Passionné de littérature noire, science-fiction et fantastique, j'écris depuis de nombreuses années. En 2014, je publie mon premier roman "Ville rose sang" aux Éditions Cairn et j'ai la chance d'être récompensé par le Prix de l’Embouchure. Dans la foulée, deux autres romans sont édités dans la collection Du Noir au sud, "Sans jeu ni maître" en 2015 et "Implantés" en 2017. Mon dernier livre, "Couru d'avance", est publié en 2020 chez Librinova.

7 commentaires sur « Colin Niel – Entre fauves : passion sans raison n’est que ferment de barbarie »

  1. belle chronique pour un auteur que j’apprécie tout comme toi ! 🙂 Pour ma part j’avais découvert l’auteur avec  » ce qui reste en forêt » puis  » sur le ciel effondré ». dépaysement complet ! tiens, vous que tu frequentes Toulouse Polar des Sud il faudra qu’à l’occasion on s’y retrouve vu que j’y vais chaque année 😉 bien à toi !
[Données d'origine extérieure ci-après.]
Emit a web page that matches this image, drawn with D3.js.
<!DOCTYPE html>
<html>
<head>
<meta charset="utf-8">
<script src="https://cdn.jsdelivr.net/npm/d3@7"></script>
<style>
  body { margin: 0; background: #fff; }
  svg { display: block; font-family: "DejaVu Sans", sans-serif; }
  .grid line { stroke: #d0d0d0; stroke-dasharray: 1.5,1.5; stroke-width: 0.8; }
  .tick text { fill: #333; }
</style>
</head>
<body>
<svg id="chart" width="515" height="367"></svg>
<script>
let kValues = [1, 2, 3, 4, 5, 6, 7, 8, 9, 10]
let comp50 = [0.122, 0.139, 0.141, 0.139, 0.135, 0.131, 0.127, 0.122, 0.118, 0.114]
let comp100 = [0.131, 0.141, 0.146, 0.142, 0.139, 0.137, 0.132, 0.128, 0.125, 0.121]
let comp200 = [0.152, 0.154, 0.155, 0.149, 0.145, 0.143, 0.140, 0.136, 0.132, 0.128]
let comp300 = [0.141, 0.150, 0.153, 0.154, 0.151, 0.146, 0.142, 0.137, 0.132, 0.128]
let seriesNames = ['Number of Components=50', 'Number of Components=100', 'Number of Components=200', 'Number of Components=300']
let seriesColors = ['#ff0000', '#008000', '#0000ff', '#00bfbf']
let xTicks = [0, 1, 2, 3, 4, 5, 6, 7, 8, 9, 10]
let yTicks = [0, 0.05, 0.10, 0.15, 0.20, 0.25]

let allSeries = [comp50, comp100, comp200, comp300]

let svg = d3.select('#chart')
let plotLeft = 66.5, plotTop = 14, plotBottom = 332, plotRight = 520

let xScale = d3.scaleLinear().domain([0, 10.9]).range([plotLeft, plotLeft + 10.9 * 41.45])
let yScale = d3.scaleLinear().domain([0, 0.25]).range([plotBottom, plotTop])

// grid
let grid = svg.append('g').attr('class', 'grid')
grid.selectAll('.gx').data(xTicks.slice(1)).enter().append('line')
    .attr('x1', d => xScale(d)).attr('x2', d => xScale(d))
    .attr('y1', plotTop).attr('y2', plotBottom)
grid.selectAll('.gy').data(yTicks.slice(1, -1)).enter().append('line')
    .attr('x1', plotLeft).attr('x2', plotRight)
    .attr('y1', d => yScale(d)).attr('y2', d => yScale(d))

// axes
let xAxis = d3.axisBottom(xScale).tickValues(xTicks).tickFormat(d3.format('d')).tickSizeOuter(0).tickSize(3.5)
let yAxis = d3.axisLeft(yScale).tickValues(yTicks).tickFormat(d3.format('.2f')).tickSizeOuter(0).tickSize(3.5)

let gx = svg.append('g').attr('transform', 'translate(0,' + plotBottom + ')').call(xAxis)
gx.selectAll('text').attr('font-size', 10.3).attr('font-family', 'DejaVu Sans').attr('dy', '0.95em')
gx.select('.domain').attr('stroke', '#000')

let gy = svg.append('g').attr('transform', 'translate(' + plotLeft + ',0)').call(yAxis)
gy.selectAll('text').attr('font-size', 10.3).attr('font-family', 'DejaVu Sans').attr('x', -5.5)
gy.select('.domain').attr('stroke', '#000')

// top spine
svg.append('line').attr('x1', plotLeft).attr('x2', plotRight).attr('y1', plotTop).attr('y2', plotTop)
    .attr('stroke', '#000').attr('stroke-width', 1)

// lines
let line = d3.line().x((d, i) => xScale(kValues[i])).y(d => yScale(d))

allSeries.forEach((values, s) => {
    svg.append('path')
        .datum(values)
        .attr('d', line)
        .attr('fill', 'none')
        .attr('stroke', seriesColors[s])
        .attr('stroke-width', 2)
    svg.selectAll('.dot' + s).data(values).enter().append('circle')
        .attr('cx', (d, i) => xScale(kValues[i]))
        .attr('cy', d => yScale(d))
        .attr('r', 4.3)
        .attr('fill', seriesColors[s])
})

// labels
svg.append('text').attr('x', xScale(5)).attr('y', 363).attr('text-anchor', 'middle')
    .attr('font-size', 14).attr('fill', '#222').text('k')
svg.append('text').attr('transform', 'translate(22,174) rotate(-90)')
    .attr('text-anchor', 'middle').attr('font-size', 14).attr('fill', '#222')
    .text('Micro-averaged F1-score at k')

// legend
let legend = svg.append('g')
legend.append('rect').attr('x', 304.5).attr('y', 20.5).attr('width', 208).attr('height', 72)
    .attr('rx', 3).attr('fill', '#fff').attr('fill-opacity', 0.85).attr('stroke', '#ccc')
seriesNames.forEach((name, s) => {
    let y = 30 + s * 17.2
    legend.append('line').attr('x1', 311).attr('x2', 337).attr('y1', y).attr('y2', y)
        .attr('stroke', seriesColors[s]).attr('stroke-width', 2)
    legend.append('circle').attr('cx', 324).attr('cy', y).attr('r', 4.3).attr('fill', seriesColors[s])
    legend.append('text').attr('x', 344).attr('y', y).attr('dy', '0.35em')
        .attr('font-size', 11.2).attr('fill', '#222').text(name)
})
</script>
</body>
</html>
  2. Alors moi je dois être un dangereux fanatique car j’ai mieux compris Martin et Kondjima qu’Appoline que j’ai franchement détesté. Je me demande encore qui est le plus barbare entre un gars, certes un peu excessif, qui protège les animaux ou un jeune berger namibien qui a de bonnes raison de tuer le lion et une fille à papa friqué qui a comme passion d’abattre des animaux sauvages juste pour son bon plaisir. Ce bouquin est un de ceux qui m’ont fortement agacé tout en lui trouvant quelques qualités. J’explique plus en détail cela dans ma chronique ici : http://ray-pedoussaut.fr/?p=18507.
    Bien cordialement.

    1. Bonsoir. J’ai lu votre chronique et je trouve que votre point de vue se soutient tout à fait. C’est vrai qu’on a du mal à comprendre Appoline, mais c’est peut-être parce que Colin Niel connaît beaucoup moins bien l’univers des chasseurs, même s’il s’est documenté, par rapport à celui des défenseurs de l’environnement (très bien maîtrisé au regard de son ancienne profession). Cela dit, je trouve que c’est quand même très fort de sa part d’accepter le point de vue de ses personnages en tentant de ne pas porter de jugement a priori. Et puis, malgré tout, je suis d’accord avec lui quand il ne place pas sur le même plan les deux chasses auxquelles ce livre nous permet d’assister.